“Today House Budget Committee Chairman Paul Ryan will unveil an extreme budget that is anything but balanced.”
“This budget reflects the same skewed priorities… Americans rejected in November.”
“It will take more than accounting gimmicks to achieve real deficit reduction.”
Washington, D.C. – Senate Majority Leader Harry Reid spoke on the Senate floor today regarding Representative Paul Ryan’s budget proposal. Below are his remarks as prepared for delivery:
Early this year, with November’s election losses fresh in their minds, top Republicans promised a kinder, gentler Republican Party – a Republican Party that cared about “every American…achieving their dreams.” Republicans bandied about words like fairness and opportunity. They made overtures toward women and Hispanics. They promised cooperation and an end to brinksmanship. House Majority Leader Eric Cantor even spoke of, “an agenda based on a shared vision of creating the conditions for health, happiness and prosperity for more Americans and their families.” The rebranding was under way.
Then a few weeks passed. And the Republican emphasis on fairness and equity passed along with them.
Today House Budget Committee Chairman Paul Ryan will unveil an extreme budget that is anything but balanced. This budget reflects the same skewed priorities the Republican Party has championed for years – the same skewed priorities Americans rejected in November. The Ryan Republican budget will call for more tax breaks for the wealthy, an end to Medicare as we know it and draconian cuts to education and other programs that help America’s economy grow and prosper.
As Yogi Berra famously said, “It’s déjà vu all over again.” We’ve seen this show before. The Ryan Republican budget will shower more tax breaks on millionaires and continue to tilt the playing field to the advantage of big corporate interests, while raising taxes for the middle class. And, like last year, the plan refuses to close a single tax loophole in order to reduce the deficit.
Meanwhile it guts investments in education, health care, public safety, scientific research and job-creating clean energy technology. The Ryan Republican budget would end the Medicare guarantee and force seniors into a voucher program. It would ax preventive health care such as cancer screenings and charge seniors more for prescriptions. And it would further reduce funding for food inspectors, police officers and first responders.

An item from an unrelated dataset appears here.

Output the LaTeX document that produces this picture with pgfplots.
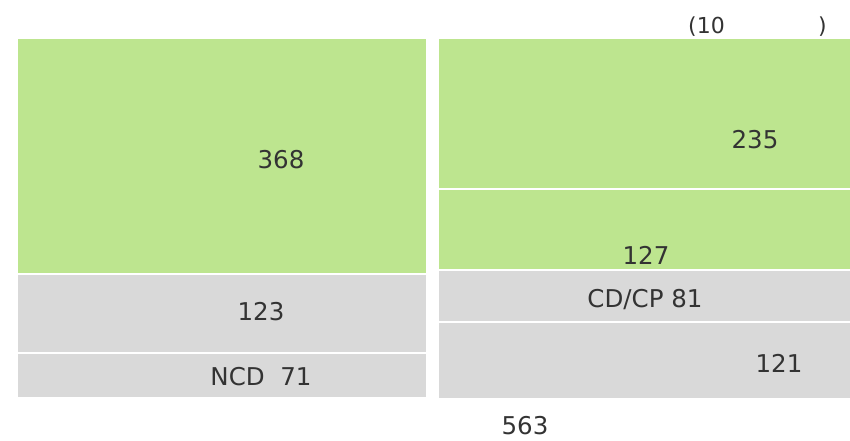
\documentclass[border=0pt]{standalone}
\usepackage{fontspec}
\setmainfont{DejaVu Sans}
\usepackage{pgfplots}
\pgfplotsset{compat=1.18}
\definecolor{bargreen}{HTML}{BDE58F}
\definecolor{bargrey}{HTML}{D9D9D9}
\definecolor{txt}{HTML}{333333}
\pgfplotsset{
  frame/.style={
    width=850bp, height=440bp, scale only axis,
    xmin=0, xmax=850, ymin=-59.31, ymax=627.46,
    y dir=reverse, hide axis, clip=false,
  },
  base/.style={frame, ybar stacked},
  seg/.style={fill=#1, draw=white, line width=2bp},
}
\tikzset{
  lab/.style={text=txt, font=\fontsize{24.5bp}{28bp}\selectfont, inner sep=0pt},
  sml/.style={text=txt, font=\fontsize{22bp}{25bp}\selectfont, inner sep=0pt},
}
\begin{document}
\begin{tikzpicture}
% left column
\begin{axis}[base, bar width=410]
\addplot[seg=bargreen] coordinates {(222,368)};
\addplot[seg=bargrey] coordinates {(222,123)};
\addplot[seg=bargrey] coordinates {(222,71)};
\end{axis}
% right column
\begin{axis}[base, bar width=415, clip=true]
\addplot[seg=bargreen] coordinates {(645.5,235)};
\addplot[seg=bargreen] coordinates {(645.5,127)};
\addplot[seg=bargrey] coordinates {(645.5,81)};
\addplot[seg=bargrey] coordinates {(645.5,121)};
\end{axis}
% labels
\begin{axis}[frame]
\path (rel axis cs:0,0) rectangle (rel axis cs:1,1);
\node[lab] at (axis cs:281,190.4) {368};
\node[lab] at (axis cs:261,427.2) {123};
\node[lab] at (axis cs:261,529.1) {NCD\ \ 71};
\node[lab] at (axis cs:755,159.2) {235};
\node[lab] at (axis cs:646,338.7) {127};
\node[lab] at (axis cs:645,408.9) {CD/CP 81};
\node[lab] at (axis cs:779,507.3) {121};
\node[lab] at (axis cs:525,604.8) {563};
\node[sml, anchor=west] at (axis cs:688,-17.2) {(10};
\node[sml, anchor=east] at (axis cs:827,-17.2) {)};
\end{axis}
\end{tikzpicture}
\end{document}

And as if protecting wealthy special interests while shifting the burden to seniors and the middle class wasn’t bad enough, the Republican budget also devastates the economy, costing jobs and slowing growth. Not only is this the wrong approach, it’s the same old approach.
And to make matters worse, the Paul Ryan Budget 3.0 uses the same fuzzy math as his previous two budgets. It relies on accounting that is creative at best and fraudulent at worst to inflate its claims of deficit reduction.
Democrats believe it is critical that we stabilize the deficit. But it will take more than accounting gimmicks to achieve real deficit reduction. And at a time when corporations are making record profits, the stock market is soaring and wealthy Americans’ income continues to rise, that deficit reduction shouldn’t be come at the expense of middle-class families, senior citizens and the poor.
Americans have demanded a fair approach to deficit reduction that makes sensible cuts, but asks profitable corporations and the wealthiest among us to share the burden. Democrats have been listening. That’s why this week Budget Committee Chairman Patty Murray will introduce a budget that reflects those balanced principles. The Democratic plan will cut wasteful spending and reduce the deficit, close tax loopholes that benefit the rich and invest in what the economy needs to grow. It will encourage a strong middle class.
Congressman Ryan and his Republican colleagues in Congress have taken a different approach – an approach that makes it plain they missed the message of the November elections. Their budget will once again put moneyed special interests ahead of middle-class families. And no amount of rebranding will hide that.